=== INSTRUCTIONS FOR THE TASK ===
Everything from the line containing "What matplotlib code" through the line containing "plt.rcParams['font.family'] = ['Liberation" must be written out exactly, and nothing more; leave any pictures out.

=== SUPPLIED DATA ===
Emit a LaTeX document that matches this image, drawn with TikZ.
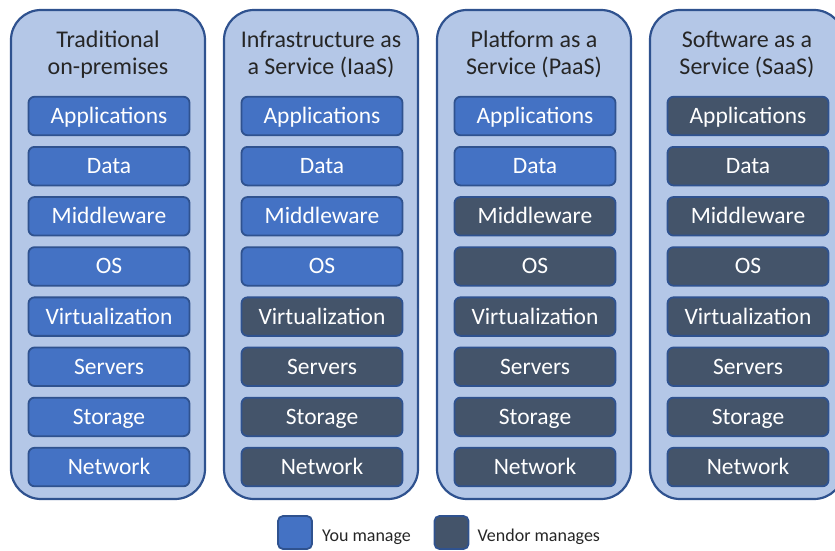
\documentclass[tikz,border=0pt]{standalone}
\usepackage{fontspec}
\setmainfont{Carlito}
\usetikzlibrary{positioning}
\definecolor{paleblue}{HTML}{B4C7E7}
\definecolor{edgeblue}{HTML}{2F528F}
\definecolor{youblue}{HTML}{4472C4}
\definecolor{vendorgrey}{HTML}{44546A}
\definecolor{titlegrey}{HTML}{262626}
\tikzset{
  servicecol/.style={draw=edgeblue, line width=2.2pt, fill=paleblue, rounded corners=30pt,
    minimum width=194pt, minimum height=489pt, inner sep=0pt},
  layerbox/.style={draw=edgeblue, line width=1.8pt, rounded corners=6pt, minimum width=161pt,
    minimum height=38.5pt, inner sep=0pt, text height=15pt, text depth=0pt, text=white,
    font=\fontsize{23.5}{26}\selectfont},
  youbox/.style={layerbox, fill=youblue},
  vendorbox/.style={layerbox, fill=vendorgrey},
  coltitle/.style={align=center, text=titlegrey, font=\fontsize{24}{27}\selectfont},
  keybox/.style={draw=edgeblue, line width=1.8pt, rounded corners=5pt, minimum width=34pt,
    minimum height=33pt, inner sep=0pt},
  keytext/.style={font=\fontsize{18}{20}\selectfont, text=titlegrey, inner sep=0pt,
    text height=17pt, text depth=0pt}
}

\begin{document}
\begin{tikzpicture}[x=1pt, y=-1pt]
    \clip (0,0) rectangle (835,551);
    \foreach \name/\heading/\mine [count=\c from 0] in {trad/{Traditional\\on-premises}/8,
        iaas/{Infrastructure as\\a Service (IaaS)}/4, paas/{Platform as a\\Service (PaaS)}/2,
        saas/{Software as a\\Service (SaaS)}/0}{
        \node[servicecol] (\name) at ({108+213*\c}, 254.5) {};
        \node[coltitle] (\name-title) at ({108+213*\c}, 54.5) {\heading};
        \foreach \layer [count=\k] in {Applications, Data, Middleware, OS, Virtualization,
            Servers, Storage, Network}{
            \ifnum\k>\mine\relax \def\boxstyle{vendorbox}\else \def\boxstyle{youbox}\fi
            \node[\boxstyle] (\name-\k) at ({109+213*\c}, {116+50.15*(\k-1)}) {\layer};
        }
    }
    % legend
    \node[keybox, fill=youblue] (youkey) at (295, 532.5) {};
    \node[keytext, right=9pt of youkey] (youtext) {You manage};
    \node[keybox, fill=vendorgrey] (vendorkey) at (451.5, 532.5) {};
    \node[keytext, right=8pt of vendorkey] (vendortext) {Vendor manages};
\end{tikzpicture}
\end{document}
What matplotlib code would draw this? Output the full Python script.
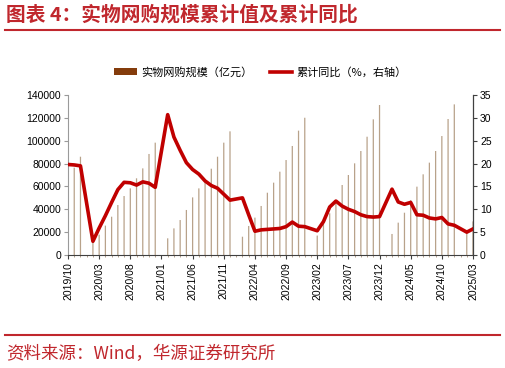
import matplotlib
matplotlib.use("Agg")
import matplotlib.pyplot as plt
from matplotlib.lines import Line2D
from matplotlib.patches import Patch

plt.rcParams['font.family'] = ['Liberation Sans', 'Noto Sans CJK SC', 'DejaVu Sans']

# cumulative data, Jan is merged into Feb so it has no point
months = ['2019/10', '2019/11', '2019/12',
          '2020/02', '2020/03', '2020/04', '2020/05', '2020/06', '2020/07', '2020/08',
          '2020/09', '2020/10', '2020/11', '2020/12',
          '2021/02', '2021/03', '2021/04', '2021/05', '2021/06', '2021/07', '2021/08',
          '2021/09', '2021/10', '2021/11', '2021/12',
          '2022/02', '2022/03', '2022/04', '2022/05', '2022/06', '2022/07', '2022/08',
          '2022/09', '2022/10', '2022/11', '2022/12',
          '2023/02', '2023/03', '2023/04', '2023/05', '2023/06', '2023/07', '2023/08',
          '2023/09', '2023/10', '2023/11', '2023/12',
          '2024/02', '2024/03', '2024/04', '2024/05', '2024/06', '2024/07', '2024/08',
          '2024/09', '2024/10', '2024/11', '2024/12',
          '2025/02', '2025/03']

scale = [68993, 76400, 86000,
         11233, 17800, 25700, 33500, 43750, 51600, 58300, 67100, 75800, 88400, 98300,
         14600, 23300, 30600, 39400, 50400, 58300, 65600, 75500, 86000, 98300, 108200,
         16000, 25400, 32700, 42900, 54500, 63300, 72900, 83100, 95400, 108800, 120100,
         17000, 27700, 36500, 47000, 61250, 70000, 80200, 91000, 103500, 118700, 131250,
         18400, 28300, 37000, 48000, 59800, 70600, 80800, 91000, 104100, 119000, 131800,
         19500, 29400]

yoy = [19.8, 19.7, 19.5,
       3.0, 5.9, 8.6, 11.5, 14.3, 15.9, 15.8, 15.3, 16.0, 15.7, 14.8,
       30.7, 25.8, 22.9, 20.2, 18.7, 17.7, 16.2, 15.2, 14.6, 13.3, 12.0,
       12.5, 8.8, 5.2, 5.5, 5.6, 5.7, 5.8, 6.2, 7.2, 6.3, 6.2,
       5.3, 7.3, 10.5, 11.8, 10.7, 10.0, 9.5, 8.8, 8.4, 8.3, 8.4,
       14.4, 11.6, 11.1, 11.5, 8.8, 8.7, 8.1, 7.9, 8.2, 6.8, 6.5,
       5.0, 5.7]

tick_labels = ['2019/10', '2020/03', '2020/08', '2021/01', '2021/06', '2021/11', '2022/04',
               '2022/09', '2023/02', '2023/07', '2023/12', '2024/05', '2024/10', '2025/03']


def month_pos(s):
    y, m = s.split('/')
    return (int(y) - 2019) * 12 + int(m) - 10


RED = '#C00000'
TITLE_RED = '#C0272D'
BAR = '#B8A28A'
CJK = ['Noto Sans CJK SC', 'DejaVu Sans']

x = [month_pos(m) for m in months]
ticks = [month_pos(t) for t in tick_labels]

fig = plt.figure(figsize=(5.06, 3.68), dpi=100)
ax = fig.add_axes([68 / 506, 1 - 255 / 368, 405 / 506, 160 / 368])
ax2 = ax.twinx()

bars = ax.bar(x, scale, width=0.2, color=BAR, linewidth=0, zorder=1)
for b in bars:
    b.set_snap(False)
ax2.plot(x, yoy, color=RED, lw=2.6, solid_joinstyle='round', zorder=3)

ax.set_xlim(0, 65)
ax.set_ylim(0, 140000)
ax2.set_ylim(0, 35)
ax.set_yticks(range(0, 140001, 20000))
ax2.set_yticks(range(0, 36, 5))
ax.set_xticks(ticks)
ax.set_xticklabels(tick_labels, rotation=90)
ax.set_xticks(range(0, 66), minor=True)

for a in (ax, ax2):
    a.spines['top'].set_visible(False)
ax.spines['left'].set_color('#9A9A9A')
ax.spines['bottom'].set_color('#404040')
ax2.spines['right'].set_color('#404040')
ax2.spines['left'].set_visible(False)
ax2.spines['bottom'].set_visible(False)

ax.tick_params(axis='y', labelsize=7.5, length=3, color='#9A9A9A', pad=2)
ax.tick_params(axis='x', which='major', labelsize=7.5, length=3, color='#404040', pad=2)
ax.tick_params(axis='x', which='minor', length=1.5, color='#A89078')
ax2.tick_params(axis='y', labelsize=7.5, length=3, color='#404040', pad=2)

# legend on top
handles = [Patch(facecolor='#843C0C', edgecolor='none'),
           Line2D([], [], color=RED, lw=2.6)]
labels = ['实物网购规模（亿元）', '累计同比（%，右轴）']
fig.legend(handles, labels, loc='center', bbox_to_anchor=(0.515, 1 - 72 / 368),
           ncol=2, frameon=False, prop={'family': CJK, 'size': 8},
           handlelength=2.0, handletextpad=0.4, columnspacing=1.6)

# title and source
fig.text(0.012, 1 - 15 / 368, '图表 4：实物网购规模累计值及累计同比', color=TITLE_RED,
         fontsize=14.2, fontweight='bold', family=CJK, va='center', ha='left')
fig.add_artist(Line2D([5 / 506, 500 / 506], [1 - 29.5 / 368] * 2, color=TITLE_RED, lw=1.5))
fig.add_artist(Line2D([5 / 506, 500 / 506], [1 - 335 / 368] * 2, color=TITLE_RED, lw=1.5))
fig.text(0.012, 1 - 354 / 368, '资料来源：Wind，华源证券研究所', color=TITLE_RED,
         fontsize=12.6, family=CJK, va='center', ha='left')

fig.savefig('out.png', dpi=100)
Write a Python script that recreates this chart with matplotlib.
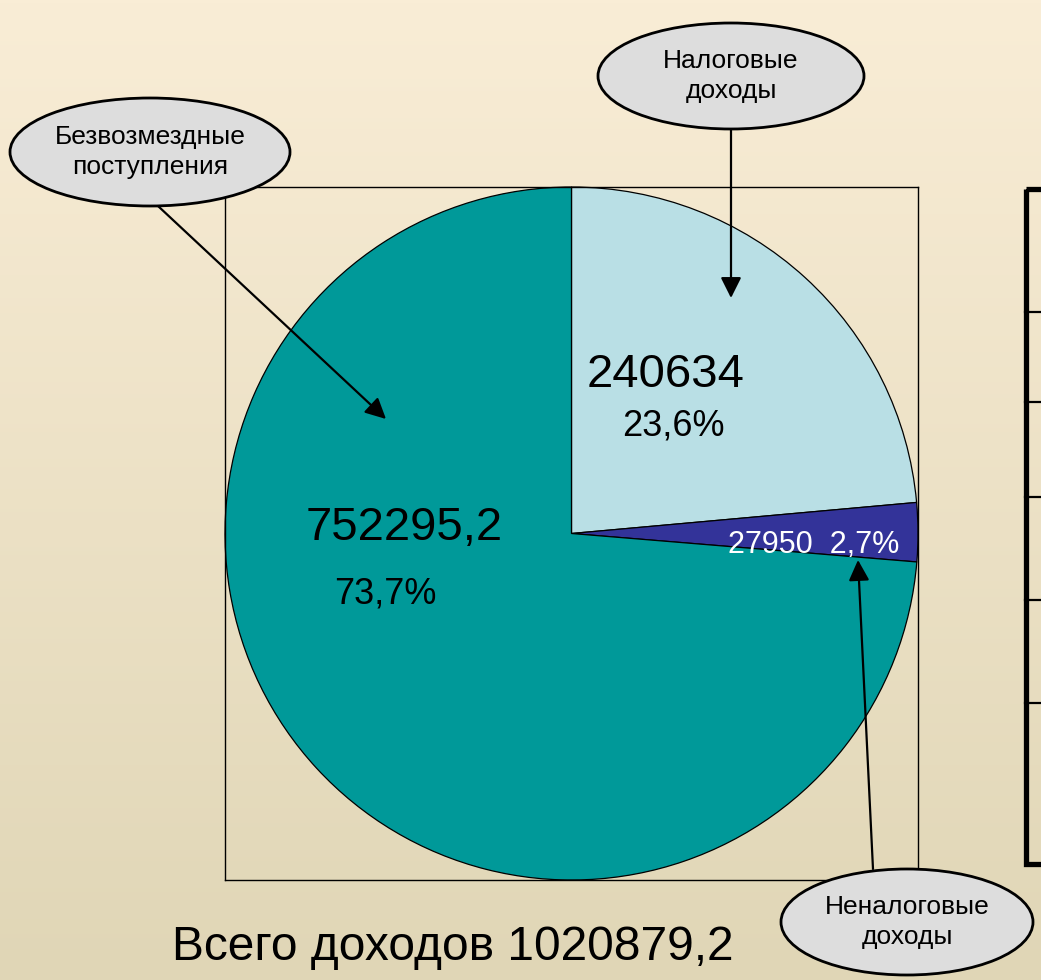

=== WRITTEN REPLY ===
What matplotlib code would draw this? Output the full Python script.
import matplotlib
matplotlib.use("Agg")
import matplotlib.pyplot as plt
from matplotlib.lines import Line2D
from matplotlib.patches import Patch

plt.rcParams['font.family'] = ['Liberation Sans', 'Noto Sans CJK SC', 'DejaVu Sans']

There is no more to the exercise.